** START **
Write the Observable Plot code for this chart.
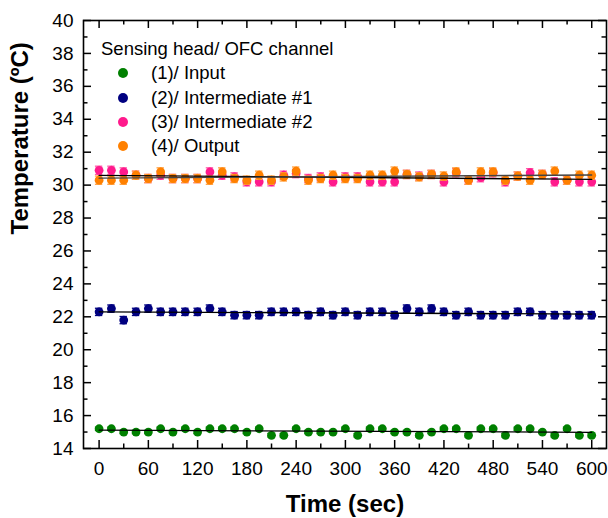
<!DOCTYPE html>
<html><head><meta charset="utf-8">
<script src="https://cdn.jsdelivr.net/npm/d3@7"></script>
<script src="https://cdn.jsdelivr.net/npm/@observablehq/plot@0.6"></script>
<style>
body{margin:0;background:#fff;font-family:"Liberation Sans",Arial,sans-serif}
#wrap{position:relative;width:608px;height:518px}
#legend{position:absolute;left:101px;top:37px;font-size:18.5px;line-height:24.3px;color:#000;white-space:nowrap}
#legend .item{position:relative;height:24.3px;padding-left:50px}
#legend .sw{position:absolute;left:17px;top:7px;width:10px;height:10px;border-radius:50%}
</style></head><body>
<div id="wrap"><div id="chart"></div><div id="legend"></div></div>
<script>
const times = [0,15,30,45,60,75,90,105,120,135,150,165,180,195,210,225,240,255,270,285,300,315,330,345,360,375,390,405,420,435,450,465,480,495,510,525,540,555,570,585,600];
const input = [15.2,15.2,15.0,15.0,15.0,15.2,15.0,15.2,15.0,15.2,15.2,15.2,15.0,15.2,14.8,14.8,15.2,15.0,15.0,15.0,15.2,14.8,15.2,15.2,15.0,15.0,14.8,15.0,15.2,15.2,14.8,15.2,15.2,14.8,15.2,15.2,15.0,14.8,15.2,14.8,14.8];
const inter1 = [22.3,22.5,21.8,22.3,22.5,22.3,22.3,22.3,22.3,22.5,22.3,22.1,22.1,22.1,22.3,22.3,22.3,22.1,22.3,22.1,22.3,22.1,22.3,22.3,22.1,22.5,22.3,22.5,22.3,22.1,22.3,22.1,22.1,22.1,22.3,22.3,22.1,22.1,22.1,22.1,22.1];
const inter2 = [30.9,30.9,30.8,30.6,30.4,30.6,30.4,30.4,30.4,30.8,30.6,30.5,30.2,30.2,30.2,30.6,30.7,30.4,30.5,30.2,30.5,30.5,30.2,30.2,30.2,30.65,30.55,30.65,30.2,30.75,30.3,30.45,30.75,30.2,30.55,30.75,30.65,30.2,30.3,30.2,30.2];
const output = [30.3,30.3,30.3,30.6,30.4,30.8,30.4,30.4,30.4,30.3,30.8,30.4,30.3,30.6,30.3,30.5,30.85,30.3,30.4,30.6,30.4,30.4,30.6,30.6,30.85,30.65,30.5,30.65,30.55,30.8,30.3,30.8,30.8,30.3,30.55,30.3,30.65,30.85,30.3,30.6,30.6];
const errors = [0.1, 0.22, 0.25, 0.25];
const names = ["(1)/ Input","(2)/ Intermediate #1","(3)/ Intermediate #2","(4)/ Output"];
const colors = ["#008000","#000080","#ff1a8c","#ff8000"];
const errColors = ["#008000","#000080","#ff5aa8","#ffa040"];
const fitColors = ["#000","#000","#000","#444"];
const legendTitle = "Sensing head/ OFC channel";
const xLabel = "Time (sec)";
const yLabel = "Temperature (ºC)";
const xMajor = [0,60,120,180,240,300,360,420,480,540,600];
const xMinor = [30,90,150,210,270,330,390,450,510,570];
const yMajor = [14,16,18,20,22,24,26,28,30,32,34,36,38,40];
const yMinor = [15,17,19,21,23,25,27,29,31,33,35,37,39];

const seriesValues = [input, inter1, inter2, output];
const W = 608, H = 518, mL = 83, mR = 2, mT = 20, mB = 70;
const iW = W - mL - mR, iH = H - mT - mB;
const major = 8, minor = 4.5;

const marks = [
  Plot.axisX(xMajor, {tickSize: 0, tickPadding: 13, fontSize: 19, label: null}),
  Plot.axisY(yMajor, {tickSize: 0, tickPadding: 10, fontSize: 19, label: null}),
  Plot.tickX(xMajor, {x: d => d, insetTop: iH - major, strokeWidth: 1.5}),
  Plot.tickX(xMajor, {x: d => d, insetBottom: iH - major, strokeWidth: 1.5}),
  Plot.tickX(xMinor, {x: d => d, insetTop: iH - minor, strokeWidth: 1.5}),
  Plot.tickX(xMinor, {x: d => d, insetBottom: iH - minor, strokeWidth: 1.5}),
  Plot.tickY(yMajor, {y: d => d, insetRight: iW - major, strokeWidth: 1.5}),
  Plot.tickY(yMajor, {y: d => d, insetLeft: iW - major, strokeWidth: 1.5}),
  Plot.tickY(yMinor, {y: d => d, insetRight: iW - minor, strokeWidth: 1.5}),
  Plot.tickY(yMinor, {y: d => d, insetLeft: iW - minor, strokeWidth: 1.5})
];
const allRows = [];
seriesValues.forEach((vals, i) => {
  const rows = times.map((t, j) => ({t, v: vals[j], e: errors[i]}));
  allRows.push(rows);
  marks.push(
    Plot.ruleX(rows, {x: "t", y1: d => d.v - d.e, y2: d => d.v + d.e, stroke: errColors[i], strokeWidth: 1.3}),
    Plot.ruleY(rows, {y: d => d.v + d.e, x1: d => d.t - 4.5, x2: d => d.t + 4.5, stroke: errColors[i], strokeWidth: 1.3}),
    Plot.ruleY(rows, {y: d => d.v - d.e, x1: d => d.t - 4.5, x2: d => d.t + 4.5, stroke: errColors[i], strokeWidth: 1.3}),
    Plot.dot(rows, {x: "t", y: "v", r: 4.4, fill: colors[i]})
  );
});
allRows.forEach((rows, i) => {
  marks.push(Plot.linearRegressionY(rows, {x: "t", y: "v", stroke: fitColors[i], strokeWidth: 1.3, ci: 0}));
});
marks.push(
  Plot.frame({stroke: "black", strokeWidth: 1.6}),
  Plot.text([xLabel], {frameAnchor: "bottom", dy: 63, fontSize: 24, fontWeight: "bold"}),
  Plot.text([yLabel], {frameAnchor: "left", dx: -63, rotate: -90, fontSize: 24, fontWeight: "bold"})
);

const chart = Plot.plot({
  width: W, height: H, marginLeft: mL, marginRight: mR, marginTop: mT, marginBottom: mB,
  x: {domain: [-19, 618]},
  y: {domain: [14, 40]},
  style: {fontFamily: "Liberation Sans, Arial, sans-serif", background: "white", color: "black", overflow: "visible"},
  marks
});
document.getElementById("chart").appendChild(chart);

const lg = document.getElementById("legend");
const title = document.createElement("div");
title.textContent = legendTitle;
lg.appendChild(title);
names.forEach((n, i) => {
  const it = document.createElement("div");
  it.className = "item";
  const sw = document.createElement("span");
  sw.className = "sw";
  sw.style.background = colors[i];
  it.appendChild(sw);
  it.appendChild(document.createTextNode(n));
  lg.appendChild(it);
});
</script>
</body></html>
** END **
• [TASK STATEMENT]:
Return the full material word for word. Do not include the pictures.

• [SOLUTION BELOW]:
Write the Observable Plot code for this chart.
<!DOCTYPE html>
<html><head><meta charset="utf-8">
<script src="https://cdn.jsdelivr.net/npm/d3@7"></script>
<script src="https://cdn.jsdelivr.net/npm/@observablehq/plot@0.6"></script>
<style>
body{margin:0;background:#fff;font-family:"Liberation Sans",Arial,sans-serif}
#wrap{position:relative;width:608px;height:518px}
#legend{position:absolute;left:101px;top:37px;font-size:18.5px;line-height:24.3px;color:#000;white-space:nowrap}
#legend .item{position:relative;height:24.3px;padding-left:50px}
#legend .sw{position:absolute;left:17px;top:7px;width:10px;height:10px;border-radius:50%}
</style></head><body>
<div id="wrap"><div id="chart"></div><div id="legend"></div></div>
<script>
const times = [0,15,30,45,60,75,90,105,120,135,150,165,180,195,210,225,240,255,270,285,300,315,330,345,360,375,390,405,420,435,450,465,480,495,510,525,540,555,570,585,600];
const input = [15.2,15.2,15.0,15.0,15.0,15.2,15.0,15.2,15.0,15.2,15.2,15.2,15.0,15.2,14.8,14.8,15.2,15.0,15.0,15.0,15.2,14.8,15.2,15.2,15.0,15.0,14.8,15.0,15.2,15.2,14.8,15.2,15.2,14.8,15.2,15.2,15.0,14.8,15.2,14.8,14.8];
const inter1 = [22.3,22.5,21.8,22.3,22.5,22.3,22.3,22.3,22.3,22.5,22.3,22.1,22.1,22.1,22.3,22.3,22.3,22.1,22.3,22.1,22.3,22.1,22.3,22.3,22.1,22.5,22.3,22.5,22.3,22.1,22.3,22.1,22.1,22.1,22.3,22.3,22.1,22.1,22.1,22.1,22.1];
const inter2 = [30.9,30.9,30.8,30.6,30.4,30.6,30.4,30.4,30.4,30.8,30.6,30.5,30.2,30.2,30.2,30.6,30.7,30.4,30.5,30.2,30.5,30.5,30.2,30.2,30.2,30.65,30.55,30.65,30.2,30.75,30.3,30.45,30.75,30.2,30.55,30.75,30.65,30.2,30.3,30.2,30.2];
const output = [30.3,30.3,30.3,30.6,30.4,30.8,30.4,30.4,30.4,30.3,30.8,30.4,30.3,30.6,30.3,30.5,30.85,30.3,30.4,30.6,30.4,30.4,30.6,30.6,30.85,30.65,30.5,30.65,30.55,30.8,30.3,30.8,30.8,30.3,30.55,30.3,30.65,30.85,30.3,30.6,30.6];
const errors = [0.1, 0.22, 0.25, 0.25];
const names = ["(1)/ Input","(2)/ Intermediate #1","(3)/ Intermediate #2","(4)/ Output"];
const colors = ["#008000","#000080","#ff1a8c","#ff8000"];
const errColors = ["#008000","#000080","#ff5aa8","#ffa040"];
const fitColors = ["#000","#000","#000","#444"];
const legendTitle = "Sensing head/ OFC channel";
const xLabel = "Time (sec)";
const yLabel = "Temperature (ºC)";
const xMajor = [0,60,120,180,240,300,360,420,480,540,600];
const xMinor = [30,90,150,210,270,330,390,450,510,570];
const yMajor = [14,16,18,20,22,24,26,28,30,32,34,36,38,40];
const yMinor = [15,17,19,21,23,25,27,29,31,33,35,37,39];

const seriesValues = [input, inter1, inter2, output];
const W = 608, H = 518, mL = 83, mR = 2, mT = 20, mB = 70;
const iW = W - mL - mR, iH = H - mT - mB;
const major = 8, minor = 4.5;

const marks = [
  Plot.axisX(xMajor, {tickSize: 0, tickPadding: 13, fontSize: 19, label: null}),
  Plot.axisY(yMajor, {tickSize: 0, tickPadding: 10, fontSize: 19, label: null}),
  Plot.tickX(xMajor, {x: d => d, insetTop: iH - major, strokeWidth: 1.5}),
  Plot.tickX(xMajor, {x: d => d, insetBottom: iH - major, strokeWidth: 1.5}),
  Plot.tickX(xMinor, {x: d => d, insetTop: iH - minor, strokeWidth: 1.5}),
  Plot.tickX(xMinor, {x: d => d, insetBottom: iH - minor, strokeWidth: 1.5}),
  Plot.tickY(yMajor, {y: d => d, insetRight: iW - major, strokeWidth: 1.5}),
  Plot.tickY(yMajor, {y: d => d, insetLeft: iW - major, strokeWidth: 1.5}),
  Plot.tickY(yMinor, {y: d => d, insetRight: iW - minor, strokeWidth: 1.5}),
  Plot.tickY(yMinor, {y: d => d, insetLeft: iW - minor, strokeWidth: 1.5})
];
const allRows = [];
seriesValues.forEach((vals, i) => {
  const rows = times.map((t, j) => ({t, v: vals[j], e: errors[i]}));
  allRows.push(rows);
  marks.push(
    Plot.ruleX(rows, {x: "t", y1: d => d.v - d.e, y2: d => d.v + d.e, stroke: errColors[i], strokeWidth: 1.3}),
    Plot.ruleY(rows, {y: d => d.v + d.e, x1: d => d.t - 4.5, x2: d => d.t + 4.5, stroke: errColors[i], strokeWidth: 1.3}),
    Plot.ruleY(rows, {y: d => d.v - d.e, x1: d => d.t - 4.5, x2: d => d.t + 4.5, stroke: errColors[i], strokeWidth: 1.3}),
    Plot.dot(rows, {x: "t", y: "v", r: 4.4, fill: colors[i]})
  );
});
allRows.forEach((rows, i) => {
  marks.push(Plot.linearRegressionY(rows, {x: "t", y: "v", stroke: fitColors[i], strokeWidth: 1.3, ci: 0}));
});
marks.push(
  Plot.frame({stroke: "black", strokeWidth: 1.6}),
  Plot.text([xLabel], {frameAnchor: "bottom", dy: 63, fontSize: 24, fontWeight: "bold"}),
  Plot.text([yLabel], {frameAnchor: "left", dx: -63, rotate: -90, fontSize: 24, fontWeight: "bold"})
);

const chart = Plot.plot({
  width: W, height: H, marginLeft: mL, marginRight: mR, marginTop: mT, marginBottom: mB,
  x: {domain: [-19, 618]},
  y: {domain: [14, 40]},
  style: {fontFamily: "Liberation Sans, Arial, sans-serif", background: "white", color: "black", overflow: "visible"},
  marks
});
document.getElementById("chart").appendChild(chart);

const lg = document.getElementById("legend");
const title = document.createElement("div");
title.textContent = legendTitle;
lg.appendChild(title);
names.forEach((n, i) => {
  const it = document.createElement("div");
  it.className = "item";
  const sw = document.createElement("span");
  sw.className = "sw";
  sw.style.background = colors[i];
  it.appendChild(sw);
  it.appendChild(document.createTextNode(n));
  lg.appendChild(it);
});
</script>
</body></html>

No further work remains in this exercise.